Prove that the semi-latus-rectum of a parabola is a harmonic mean between the segments of any focal chord.

Answer 1

Hint: t: We must assume a parabola, and find the length of its semi latus rectum. Then, we should assume 2 points on the parabola in parametric form, such that it is a focal chord. Keeping in mind the condition $t_1{t}_2=-1$ for focal chords, and using the formula for harmonic mean $\text{HM}={\displaystyle \frac{2ab}{a+b}}$, we can prove that this harmonic mean is equal to length of semi latus rectum.

 

Complete step by step answer:

Let us assume a parabola $y^2=4ax$. We all know very well that a focal chord parallel to the directrix is called a latus rectum.

Also, for the parabola $y^2=4ax$, the length of latus rectum is 4a. So, the length of the semi latus rectum will be 2a.

Let us assume a focal chord PQ and let point S be the focus of this parabola.

Since, the parabola is $y^2=4ax$, we can say that the focus is S (a, 0).

Also, we know that the points P and Q lie on the parabola.
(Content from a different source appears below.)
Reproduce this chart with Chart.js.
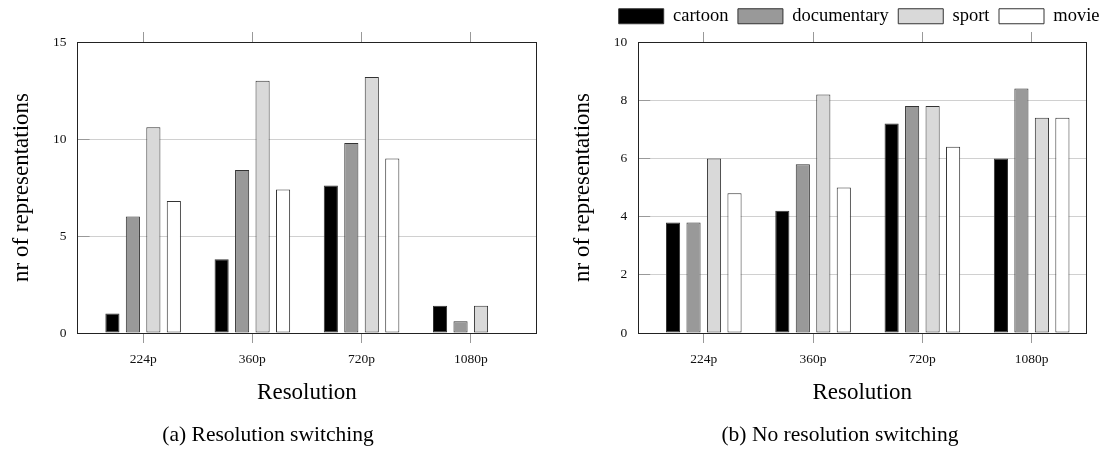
<!DOCTYPE html>
<html>
<head>
<meta charset="utf-8">
<script src="https://cdn.jsdelivr.net/npm/chart.js@4.4.0/dist/chart.umd.min.js"></script>
<style>
  body { margin: 0; background: #fff; }
  #wrap { position: relative; width: 1101px; height: 450px; overflow: hidden; }
  canvas { position: absolute; top: 0; }
  .caption {
    position: absolute; top: 423px; line-height: 22px;
    font-family: "Liberation Serif", serif; font-size: 21.5px; color: #000;
    transform: translateX(-50%); white-space: nowrap;
  }
</style>
</head>
<body>
<div id="wrap">
  <canvas id="switchChart" width="550" height="450" style="left:0"></canvas>
  <canvas id="noSwitchChart" width="551" height="450" style="left:550px"></canvas>
  <div class="caption" style="left:268px">(a) Resolution switching</div>
  <div class="caption" style="left:840px">(b) No resolution switching</div>
</div>
<script>
const resolutions = ["224p", "360p", "720p", "1080p"];
const genres = ["cartoon", "documentary", "sport", "movie"];

// (a) resolution switching
const cartoonA = [1, 3.8, 7.6, 1.4];
const documentaryA = [6, 8.4, 9.8, 0.6];
const sportA = [10.6, 13, 13.2, 1.4];
const movieA = [6.8, 7.4, 9, 0];

// (b) no resolution switching
const cartoonB = [3.8, 4.2, 7.2, 6];
const documentaryB = [3.8, 5.8, 7.8, 8.4];
const sportB = [6, 8.2, 7.8, 7.4];
const movieB = [4.8, 5, 6.4, 7.4];

const fills = ["#000000", "#999999", "#d9d9d9", "#ffffff"];
const serif = "'Liberation Serif', 'Times New Roman', serif";

const tickFont = { family: serif, size: 13.5 };
const titleFont = { family: serif, size: 23 };

const makeChart = (id, series, cfg) => {
  const ctx = document.getElementById(id).getContext("2d");
  return new Chart(ctx, {
    type: "bar",
    data: {
      datasets: series.map((vals, k) => ({
        label: genres[k],
        data: vals.map((v, i) => ({ x: i, y: v })),
        backgroundColor: fills[k],
        borderColor: "#333333",
        borderWidth: 1,
        borderSkipped: false,
        categoryPercentage: 0.75,
        barPercentage: 0.69,
      })),
    },
    options: {
      responsive: false,
      animation: false,
      layout: { padding: { top: cfg.padTop, right: cfg.padRight, left: 0, bottom: 0 } },
      plugins: {
        tooltip: { enabled: false },
        legend: {
          display: cfg.legend,
          position: "top",
          align: "end",
          labels: {
            boxWidth: 45,
            boxHeight: 15,
            padding: 9.5,
            color: "#000",
            font: { family: serif, size: 18.5 },
          },
        },
      },
      scales: {
        x: {
          type: "linear",
          position: "bottom",
          min: -0.6,
          max: cfg.xMax,
          offset: false,
          grid: { offset: false, drawOnChartArea: false, tickLength: 10, tickColor: "#999", color: "#999" },
          border: { display: true, color: "#222", width: 1 },
          ticks: {
            stepSize: 1,
            includeBounds: false,
            autoSkip: false,
            maxRotation: 0,
            padding: 8,
            color: "#111",
            font: tickFont,
            callback: (v) => resolutions[Math.round(v)] ?? "",
          },
          title: {
            display: true,
            text: "Resolution",
            color: "#000",
            font: titleFont,
            padding: { top: 0, bottom: 43 },
          },
          afterFit: (s) => { s.height = 117; },
        },
        x2: {
          type: "linear",
          position: "top",
          min: -0.6,
          max: cfg.xMax,
          offset: false,
          grid: { offset: false, drawOnChartArea: false, tickLength: 10, tickColor: "#999", color: "#999" },
          border: { display: true, color: "#222", width: 1 },
          ticks: { stepSize: 1, includeBounds: false, display: false },
          afterFit: (s) => {
            const lg = cfg.legend && s.chart.legend ? s.chart.legend.height : 0;
            s.height = 42 - cfg.padTop - lg;
          },
        },
        y: {
          min: 0,
          max: cfg.yMax,
          ticks: { stepSize: cfg.yStep, padding: 23, color: "#111", font: tickFont },
          grid: { color: "#d0d0d0", tickLength: -12, tickColor: "#999" },
          border: { display: true, color: "#222", width: 1 },
          title: {
            display: true,
            text: "nr of representations",
            color: "#000",
            font: titleFont,
            padding: { top: cfg.yTitlePad, bottom: 0 },
          },
          afterFit: (s) => { s.width = cfg.plotLeft; },
        },
        y2: {
          position: "right",
          min: 0,
          max: cfg.yMax,
          ticks: { display: false },
          grid: { drawOnChartArea: false, drawTicks: false },
          border: { display: true, color: "#222", width: 1 },
          afterFit: (s) => { s.width = cfg.rightGap - cfg.padRight; },
        },
      },
    },
  });
};

makeChart("switchChart", [cartoonA, documentaryA, sportA, movieA], {
  legend: false, padTop: 0, padRight: 0, xMax: 3.6, yMax: 15, yStep: 5,
  plotLeft: 77.6, rightGap: 13.7, yTitlePad: 8,
});

makeChart("noSwitchChart", [cartoonB, documentaryB, sportB, movieB], {
  legend: true, padTop: -2.5, padRight: -8, xMax: 3.5, yMax: 10, yStep: 2,
  plotLeft: 88.2, rightGap: 14.7, yTitlePad: 19,
});
</script>
</body>
</html>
SO, we can assume the points to be $P(a{t_1}^2,2a{t}_1)$ and $Q(a{t_2}^2,2a{t}_2)$.

We need to prove that the harmonic mean of PS and QS will be equal to the length of semi latus rectum, i.e., 2a.

Using distance formula, we can write

$$PS=\sqrt{{(a{t_1}^2-a)}^2+{\left(2a{t}_1\right)}^2}$$

On simplifying, we can write

$$PS=\sqrt{a^2{t_1}^4-2a^2{t_1}^2+a^2+4a^2{t_1}^2}$$

$$\Rightarrow PS=\sqrt{a^2{t_1}^4+2a^2{t_1}^2+a^2}$$

$$\Rightarrow PS=\sqrt{{(a{t_1}^2+a)}^2}$$

$$\Rightarrow PS=a({t_1}^2+1)$$

Similarly, we can also write $$QS=a({t_2}^2+1)$$.
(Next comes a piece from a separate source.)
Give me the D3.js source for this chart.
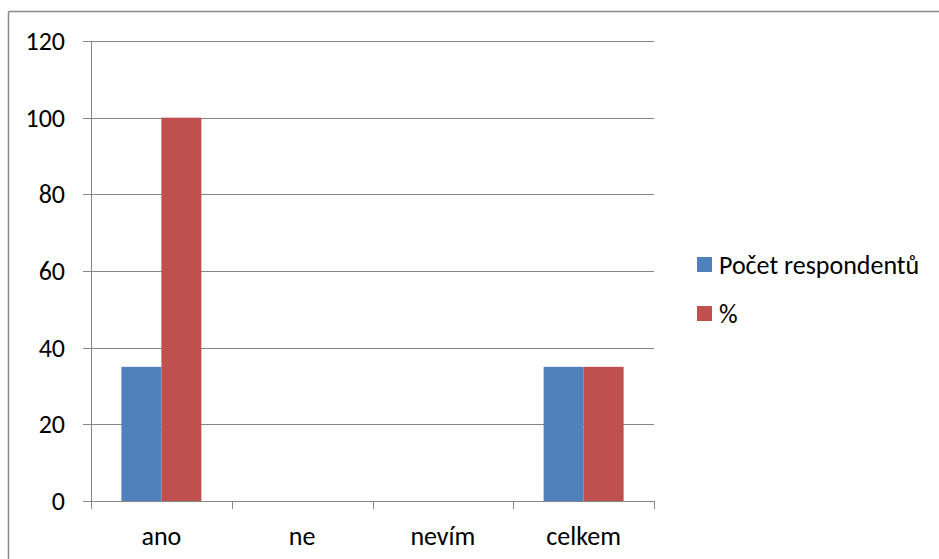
<!DOCTYPE html>
<html>
<head>
<meta charset="utf-8">
<script src="https://cdn.jsdelivr.net/npm/d3@7/dist/d3.min.js"></script>
<style>
  html, body { margin: 0; padding: 0; background: #fff; }
  svg { display: block; font-family: Calibri, Carlito, "Open Sans", "Noto Sans", sans-serif; }
</style>
</head>
<body>
<svg id="chart" width="939" height="559"></svg>
<script>
const categories = ["ano", "ne", "nevím", "celkem"];
const seriesNames = ["Počet respondentů", "%"];
const pocetRespondentu = [35, 0, 0, 35];
const procenta = [100, 0, 0, 35];
const yTicks = [0, 20, 40, 60, 80, 100, 120];
const colors = ["#4f81bd", "#c0504d"];

const svg = d3.select("#chart");
const W = 939, H = 559;

// frame (top and left edges only)
svg.append("line").attr("x1", 8.5).attr("x2", W).attr("y1", 11.5).attr("y2", 11.5)
  .attr("stroke", "#888").attr("stroke-width", 1.5);
svg.append("line").attr("x1", 8.5).attr("x2", 8.5).attr("y1", 11.5).attr("y2", H)
  .attr("stroke", "#888").attr("stroke-width", 1.5);

const plot = { left: 91, right: 654, top: 41, bottom: 501 };

const x = d3.scaleBand().domain(categories).range([plot.left, plot.right]).paddingInner(0).paddingOuter(0);
const x1 = d3.scaleBand().domain(seriesNames).range([0, x.bandwidth()]).paddingInner(0).paddingOuter(0.76);
const y = d3.scaleLinear().domain([0, 120]).range([plot.bottom, plot.top]);

// gridlines
svg.append("g").selectAll("line").data(yTicks).join("line")
  .attr("x1", plot.left - 8).attr("x2", plot.right)
  .attr("y1", d => Math.round(y(d)) + 0.5).attr("y2", d => Math.round(y(d)) + 0.5)
  .attr("stroke", "#868686").attr("stroke-width", 1);

// y axis line
svg.append("line").attr("x1", plot.left + 0.5).attr("x2", plot.left + 0.5)
  .attr("y1", plot.top).attr("y2", plot.bottom)
  .attr("stroke", "#868686");

// y tick labels
svg.append("g").selectAll("text").data(yTicks).join("text")
  .attr("x", 65).attr("y", d => y(d))
  .attr("dy", "0.35em").attr("text-anchor", "end")
  .attr("font-size", 26).attr("fill", "#000")
  .text(d => d);

const series = [pocetRespondentu, procenta];

// bars
const groups = svg.append("g").selectAll("g").data(series).join("g")
  .attr("fill", (d, i) => colors[i]);
groups.selectAll("rect").data((d, i) => d.map((v, j) => ({ v, c: categories[j], s: seriesNames[i] })))
  .join("rect")
  .attr("x", d => x(d.c) + x1(d.s))
  .attr("width", x1.bandwidth())
  .attr("y", d => y(d.v))
  .attr("height", d => y(0) - y(d.v));

// x axis line and ticks
svg.append("line").attr("x1", plot.left).attr("x2", plot.right)
  .attr("y1", plot.bottom + 0.5).attr("y2", plot.bottom + 0.5)
  .attr("stroke", "#868686");
const xTickPos = categories.map(c => x(c)).concat([plot.right]);
svg.append("g").selectAll("line").data(xTickPos).join("line")
  .attr("x1", d => Math.round(d) + 0.5).attr("x2", d => Math.round(d) + 0.5)
  .attr("y1", plot.bottom).attr("y2", plot.bottom + 8)
  .attr("stroke", "#868686");

// x labels
svg.append("g").selectAll("text").data(categories).join("text")
  .attr("x", d => x(d) + x.bandwidth() / 2).attr("y", 536)
  .attr("dy", "0.35em").attr("text-anchor", "middle")
  .attr("font-size", 26).attr("fill", "#000")
  .text(d => d);

// legend
const legend = svg.append("g").selectAll("g").data(seriesNames).join("g")
  .attr("transform", (d, i) => `translate(697, ${257 + i * 49})`);
legend.append("rect").attr("width", 15).attr("height", 15).attr("fill", (d, i) => colors[i]);
legend.append("text").attr("x", 22).attr("y", 8).attr("dy", "0.35em")
  .attr("font-size", 26).attr("fill", "#000").text(d => d);
</script>
</body>
</html>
We know that the harmonic mean of two numbers, a and b, is defined as

$\text{Harmonic mean}={\displaystyle \frac{2ab}{a+b}}$.
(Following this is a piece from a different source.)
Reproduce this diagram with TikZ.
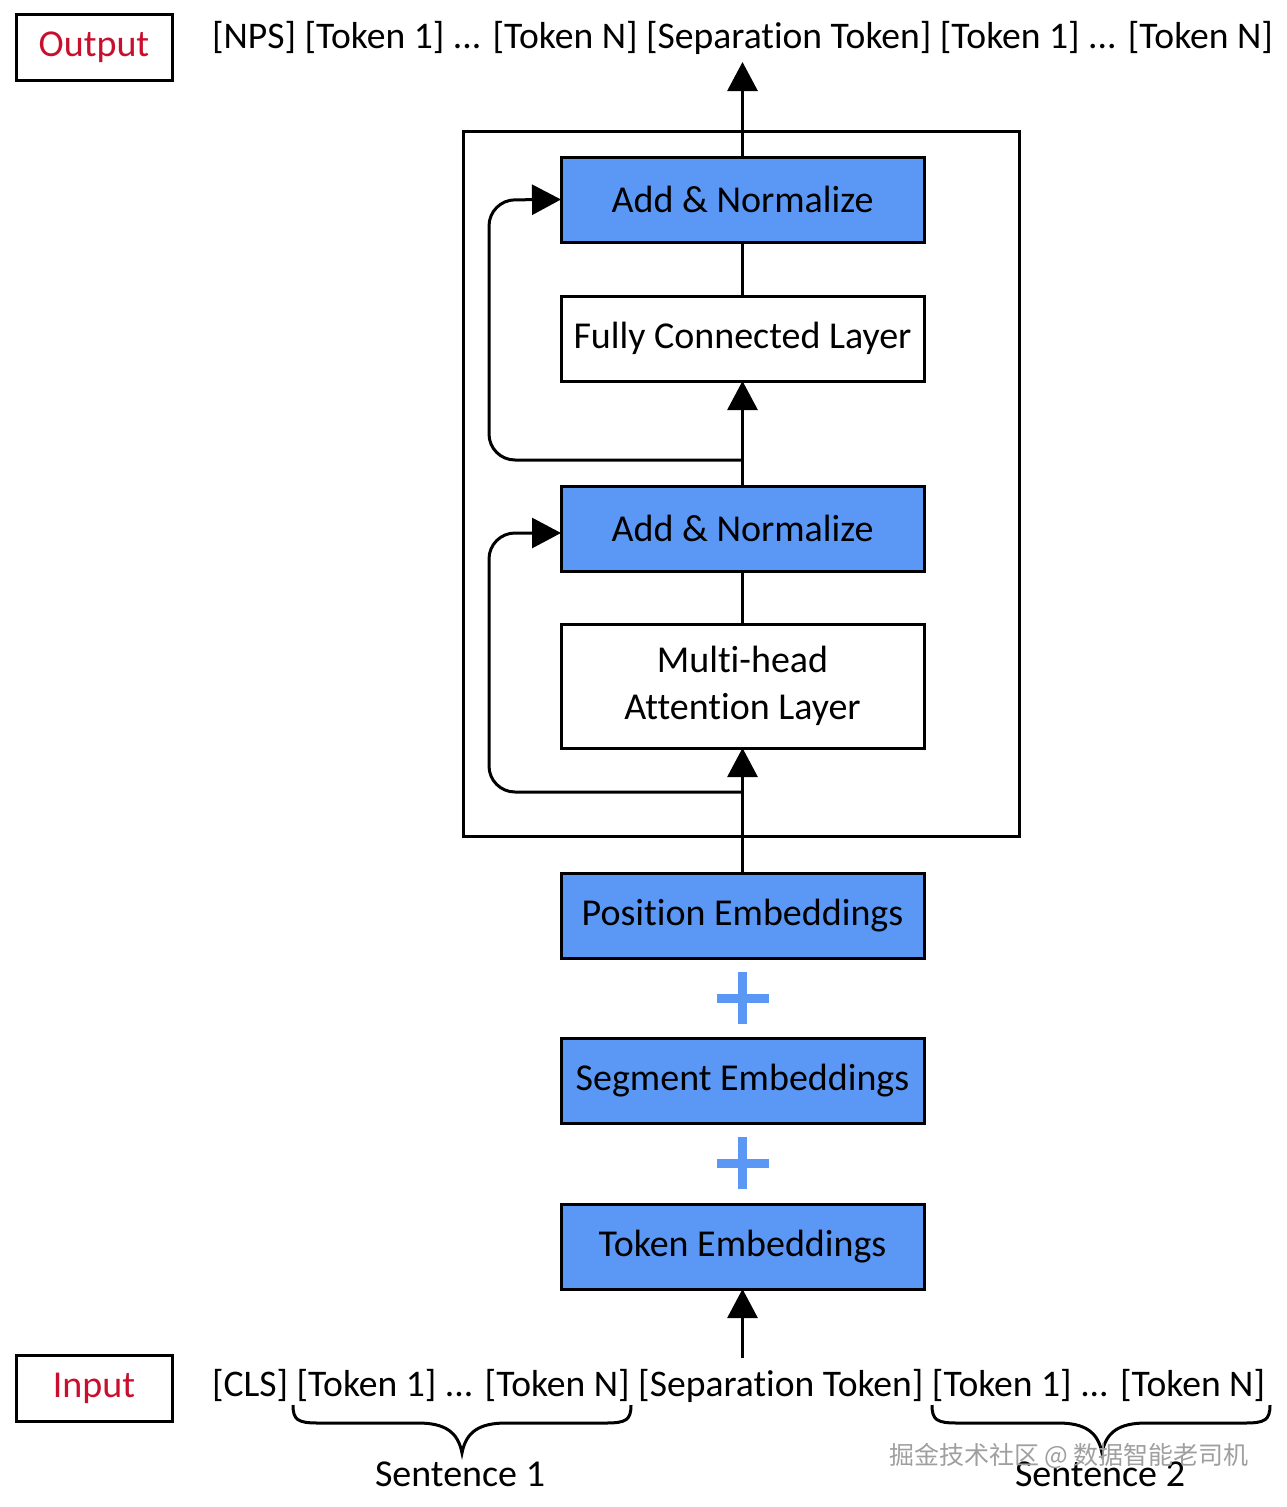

Thus, the harmonic mean of PS and QS, is

$HM={\displaystyle \frac{2\left(PS\right)\left(QS\right)}{\left(PS\right)+\left(QS\right)}}$

$\Rightarrow HM={\displaystyle \frac{2a({t_1}^2+1)a({t_2}^2+1)}{a({t_1}^2+1)+a({t_2}^2+1)}}$

We can simplify the above equation as

$HM={\displaystyle \frac{2a({t_1}^2{t_2}^2+{t_1}^2+{t_2}^2+1)}{{t_1}^2+{t_2}^2+2}}$

Also, we know that for a focal chord, $t_1{t}_2=-1$. So, we get

$HM={\displaystyle \frac{2a(1+{t_1}^2+{t_2}^2+1)}{{t_1}^2+{t_2}^2+2}}$

$\Rightarrow HM={\displaystyle \frac{2a({t_1}^2+{t_2}^2+2)}{{t_1}^2+{t_2}^2+2}}$

Hence, the harmonic mean is equal to 2a.

Thus, the harmonic mean between the segments of any focal chord is equal to the semi latus rectum.

 

Note: We must understand that semi latus rectum is also a focal chord. Also, some students think that the harmonic mean of two numbers is the reciprocal of their arithmetic mean, which is not correct. We must not make such a mistake.